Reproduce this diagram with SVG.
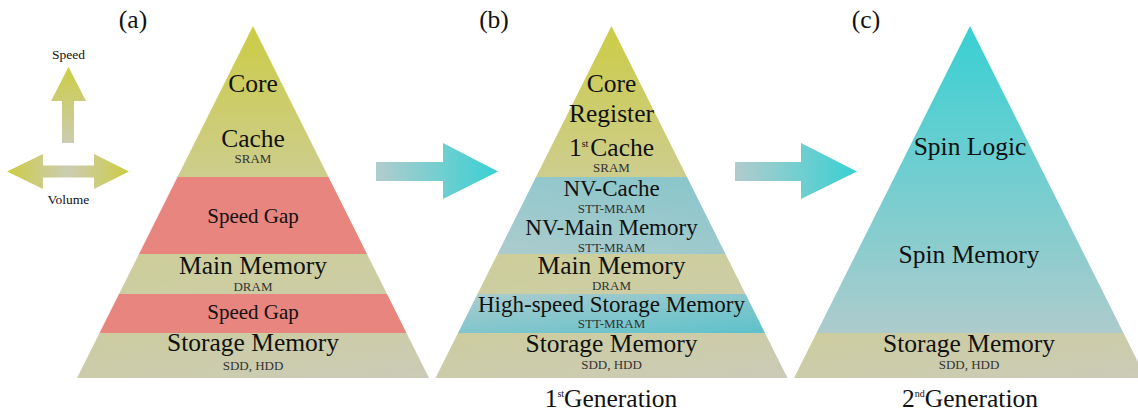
<svg xmlns="http://www.w3.org/2000/svg" width="1138" height="416" viewBox="0 0 1138 416">
<defs>
<linearGradient id="gYel" x1="0" y1="0" x2="0" y2="1"><stop offset="0" stop-color="#cccc46"/><stop offset="1" stop-color="#cdcd8e"/></linearGradient>
<linearGradient id="gMain" x1="0" y1="0" x2="1" y2="1"><stop offset="0" stop-color="#cdcf98"/><stop offset="1" stop-color="#cccca8"/></linearGradient>
<linearGradient id="gStor" x1="0" y1="0" x2="1" y2="1"><stop offset="0" stop-color="#cccd9e"/><stop offset="1" stop-color="#cbcbb8"/></linearGradient>
<linearGradient id="gNV" x1="0" y1="1" x2="1" y2="0"><stop offset="0" stop-color="#b0cccd"/><stop offset="1" stop-color="#82c5cb"/></linearGradient>
<linearGradient id="gHS" x1="0" y1="0" x2="1" y2="1"><stop offset="0" stop-color="#b0cccd"/><stop offset="1" stop-color="#58c1cb"/></linearGradient>
<linearGradient id="gSpin" x1="0" y1="0" x2="0" y2="1"><stop offset="0" stop-color="#38d0d3"/><stop offset="1" stop-color="#adcbcc"/></linearGradient>
<linearGradient id="gArr" x1="0" y1="0" x2="1" y2="0"><stop offset="0" stop-color="#b2cccd"/><stop offset="1" stop-color="#38d0d3"/></linearGradient>
<linearGradient id="gUp" x1="0" y1="0" x2="0" y2="1"><stop offset="0" stop-color="#cccc44"/><stop offset="1" stop-color="#ccccb2"/></linearGradient>
<linearGradient id="gLR" x1="0" y1="0" x2="1" y2="0"><stop offset="0" stop-color="#cccc44"/><stop offset="0.5" stop-color="#ccccb4"/><stop offset="1" stop-color="#cccc44"/></linearGradient>
<clipPath id="clipA"><polygon points="253,26 429,378 77,378"/></clipPath>
<clipPath id="clipB"><polygon points="611.5,26 787.5,378 435.5,378"/></clipPath>
<clipPath id="clipC"><polygon points="970,26 1146,378 794,378"/></clipPath>
</defs>
<style>
.t text{text-anchor:middle;fill:#111}
.big{font-size:25.5px}
.mid{font-size:21px}
.nv{font-size:23px}
.sm{font-size:13px}
.t text.sm{fill:#333}
.lg{font-size:13.5px}
.sup{font-size:10px}
</style>
<g font-family="Liberation Serif, DejaVu Serif, serif">
<g id="legend" class="t">
<polygon points="62,143 62,101 51,101 68.5,67 86,101 74,101 74,143" fill="url(#gUp)"/>
<polygon points="7,171.5 43,154 43,165.5 94,165.5 94,154 129,171.5 94,189 94,177.5 43,177.5 43,189" fill="url(#gLR)"/>
<text class="lg" x="68.5" y="59">Speed</text>
<text class="lg" x="68.5" y="204">Volume</text>
</g>

<g id="pyramid-a" class="t">
<g clip-path="url(#clipA)">
<rect x="70" y="26" width="370" height="151" fill="url(#gYel)"/>
<rect x="70" y="177" width="370" height="77" fill="#e8857f"/>
<rect x="70" y="254" width="370" height="40" fill="url(#gMain)"/>
<rect x="70" y="294" width="370" height="39" fill="#e8857f"/>
<rect x="70" y="333" width="370" height="45" fill="url(#gStor)"/>
</g>
<text class="big" x="133" y="28">(a)</text>
<text class="big" x="253" y="92">Core</text>
<text class="big" x="253" y="146.5">Cache</text>
<text class="sm" x="253" y="163">SRAM</text>
<text class="mid" x="253" y="223">Speed Gap</text>
<text class="big" x="253" y="274">Main Memory</text>
<text class="sm" x="253" y="291">DRAM</text>
<text class="mid" x="253" y="319">Speed Gap</text>
<text class="big" x="253" y="351">Storage Memory</text>
<text class="sm" x="253" y="370">SDD, HDD</text>
</g>

<g id="pyramid-b" class="t">
<g clip-path="url(#clipB)">
<rect x="430" y="26" width="370" height="151" fill="url(#gYel)"/>
<rect x="430" y="177" width="370" height="77" fill="url(#gNV)"/>
<rect x="430" y="254" width="370" height="40" fill="url(#gMain)"/>
<rect x="430" y="294" width="370" height="39" fill="url(#gHS)"/>
<rect x="430" y="333" width="370" height="45" fill="url(#gStor)"/>
</g>
<text class="big" x="494" y="28">(b)</text>
<text class="big" x="611.5" y="92">Core</text>
<text class="big" x="611.5" y="122">Register</text>
<text class="big" x="611.5" y="156">1<tspan class="sup" dy="-9">st</tspan><tspan dy="9" dx="2">Cache</tspan></text>
<text class="sm" x="611.5" y="172">SRAM</text>
<text class="nv" x="611.5" y="196">NV-Cache</text>
<text class="sm" x="611.5" y="213">STT-MRAM</text>
<text class="nv" x="611.5" y="235">NV-Main Memory</text>
<text class="sm" x="611.5" y="251.5">STT-MRAM</text>
<text class="big" x="611.5" y="274">Main Memory</text>
<text class="sm" x="611.5" y="290">DRAM</text>
<text class="nv" x="611.5" y="312">High-speed Storage Memory</text>
<text class="sm" x="611.5" y="328">STT-MRAM</text>
<text class="big" x="611.5" y="352">Storage Memory</text>
<text class="sm" x="611.5" y="369">SDD, HDD</text>
<text class="big" x="611" y="407">1<tspan class="sup" dy="-10">st</tspan><tspan dy="10">Generation</tspan></text>
</g>

<g id="pyramid-c" class="t">
<g clip-path="url(#clipC)">
<rect x="790" y="26" width="360" height="307" fill="url(#gSpin)"/>
<rect x="790" y="333" width="360" height="45" fill="url(#gStor)"/>
</g>
<text class="big" x="866" y="28">(c)</text>
<text class="big" x="970" y="155">Spin Logic</text>
<text class="big" x="969" y="263">Spin Memory</text>
<text class="big" x="969" y="352">Storage Memory</text>
<text class="sm" x="969" y="369">SDD, HDD</text>
<text class="big" x="970" y="407">2<tspan class="sup" dy="-10">nd</tspan><tspan dy="10">Generation</tspan></text>
</g>

<g id="connectors">
<polygon points="376,162 443,162 443,143 498,171.5 443,199 443,181 376,181" fill="url(#gArr)"/>
<polygon points="735,162 801,162 801,143 857,171.5 801,199 801,181 735,181" fill="url(#gArr)"/>
</g>
</g>
</svg>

## WORK REQUIRED
Skip the images and write out the rest of the listing exactly.

## RESULT
Reproduce this diagram with SVG.
<svg xmlns="http://www.w3.org/2000/svg" width="1138" height="416" viewBox="0 0 1138 416">
<defs>
<linearGradient id="gYel" x1="0" y1="0" x2="0" y2="1"><stop offset="0" stop-color="#cccc46"/><stop offset="1" stop-color="#cdcd8e"/></linearGradient>
<linearGradient id="gMain" x1="0" y1="0" x2="1" y2="1"><stop offset="0" stop-color="#cdcf98"/><stop offset="1" stop-color="#cccca8"/></linearGradient>
<linearGradient id="gStor" x1="0" y1="0" x2="1" y2="1"><stop offset="0" stop-color="#cccd9e"/><stop offset="1" stop-color="#cbcbb8"/></linearGradient>
<linearGradient id="gNV" x1="0" y1="1" x2="1" y2="0"><stop offset="0" stop-color="#b0cccd"/><stop offset="1" stop-color="#82c5cb"/></linearGradient>
<linearGradient id="gHS" x1="0" y1="0" x2="1" y2="1"><stop offset="0" stop-color="#b0cccd"/><stop offset="1" stop-color="#58c1cb"/></linearGradient>
<linearGradient id="gSpin" x1="0" y1="0" x2="0" y2="1"><stop offset="0" stop-color="#38d0d3"/><stop offset="1" stop-color="#adcbcc"/></linearGradient>
<linearGradient id="gArr" x1="0" y1="0" x2="1" y2="0"><stop offset="0" stop-color="#b2cccd"/><stop offset="1" stop-color="#38d0d3"/></linearGradient>
<linearGradient id="gUp" x1="0" y1="0" x2="0" y2="1"><stop offset="0" stop-color="#cccc44"/><stop offset="1" stop-color="#ccccb2"/></linearGradient>
<linearGradient id="gLR" x1="0" y1="0" x2="1" y2="0"><stop offset="0" stop-color="#cccc44"/><stop offset="0.5" stop-color="#ccccb4"/><stop offset="1" stop-color="#cccc44"/></linearGradient>
<clipPath id="clipA"><polygon points="253,26 429,378 77,378"/></clipPath>
<clipPath id="clipB"><polygon points="611.5,26 787.5,378 435.5,378"/></clipPath>
<clipPath id="clipC"><polygon points="970,26 1146,378 794,378"/></clipPath>
</defs>
<style>
.t text{text-anchor:middle;fill:#111}
.big{font-size:25.5px}
.mid{font-size:21px}
.nv{font-size:23px}
.sm{font-size:13px}
.t text.sm{fill:#333}
.lg{font-size:13.5px}
.sup{font-size:10px}
</style>
<g font-family="Liberation Serif, DejaVu Serif, serif">
<g id="legend" class="t">
<polygon points="62,143 62,101 51,101 68.5,67 86,101 74,101 74,143" fill="url(#gUp)"/>
<polygon points="7,171.5 43,154 43,165.5 94,165.5 94,154 129,171.5 94,189 94,177.5 43,177.5 43,189" fill="url(#gLR)"/>
<text class="lg" x="68.5" y="59">Speed</text>
<text class="lg" x="68.5" y="204">Volume</text>
</g>

<g id="pyramid-a" class="t">
<g clip-path="url(#clipA)">
<rect x="70" y="26" width="370" height="151" fill="url(#gYel)"/>
<rect x="70" y="177" width="370" height="77" fill="#e8857f"/>
<rect x="70" y="254" width="370" height="40" fill="url(#gMain)"/>
<rect x="70" y="294" width="370" height="39" fill="#e8857f"/>
<rect x="70" y="333" width="370" height="45" fill="url(#gStor)"/>
</g>
<text class="big" x="133" y="28">(a)</text>
<text class="big" x="253" y="92">Core</text>
<text class="big" x="253" y="146.5">Cache</text>
<text class="sm" x="253" y="163">SRAM</text>
<text class="mid" x="253" y="223">Speed Gap</text>
<text class="big" x="253" y="274">Main Memory</text>
<text class="sm" x="253" y="291">DRAM</text>
<text class="mid" x="253" y="319">Speed Gap</text>
<text class="big" x="253" y="351">Storage Memory</text>
<text class="sm" x="253" y="370">SDD, HDD</text>
</g>

<g id="pyramid-b" class="t">
<g clip-path="url(#clipB)">
<rect x="430" y="26" width="370" height="151" fill="url(#gYel)"/>
<rect x="430" y="177" width="370" height="77" fill="url(#gNV)"/>
<rect x="430" y="254" width="370" height="40" fill="url(#gMain)"/>
<rect x="430" y="294" width="370" height="39" fill="url(#gHS)"/>
<rect x="430" y="333" width="370" height="45" fill="url(#gStor)"/>
</g>
<text class="big" x="494" y="28">(b)</text>
<text class="big" x="611.5" y="92">Core</text>
<text class="big" x="611.5" y="122">Register</text>
<text class="big" x="611.5" y="156">1<tspan class="sup" dy="-9">st</tspan><tspan dy="9" dx="2">Cache</tspan></text>
<text class="sm" x="611.5" y="172">SRAM</text>
<text class="nv" x="611.5" y="196">NV-Cache</text>
<text class="sm" x="611.5" y="213">STT-MRAM</text>
<text class="nv" x="611.5" y="235">NV-Main Memory</text>
<text class="sm" x="611.5" y="251.5">STT-MRAM</text>
<text class="big" x="611.5" y="274">Main Memory</text>
<text class="sm" x="611.5" y="290">DRAM</text>
<text class="nv" x="611.5" y="312">High-speed Storage Memory</text>
<text class="sm" x="611.5" y="328">STT-MRAM</text>
<text class="big" x="611.5" y="352">Storage Memory</text>
<text class="sm" x="611.5" y="369">SDD, HDD</text>
<text class="big" x="611" y="407">1<tspan class="sup" dy="-10">st</tspan><tspan dy="10">Generation</tspan></text>
</g>

<g id="pyramid-c" class="t">
<g clip-path="url(#clipC)">
<rect x="790" y="26" width="360" height="307" fill="url(#gSpin)"/>
<rect x="790" y="333" width="360" height="45" fill="url(#gStor)"/>
</g>
<text class="big" x="866" y="28">(c)</text>
<text class="big" x="970" y="155">Spin Logic</text>
<text class="big" x="969" y="263">Spin Memory</text>
<text class="big" x="969" y="352">Storage Memory</text>
<text class="sm" x="969" y="369">SDD, HDD</text>
<text class="big" x="970" y="407">2<tspan class="sup" dy="-10">nd</tspan><tspan dy="10">Generation</tspan></text>
</g>

<g id="connectors">
<polygon points="376,162 443,162 443,143 498,171.5 443,199 443,181 376,181" fill="url(#gArr)"/>
<polygon points="735,162 801,162 801,143 857,171.5 801,199 801,181 735,181" fill="url(#gArr)"/>
</g>
</g>
</svg>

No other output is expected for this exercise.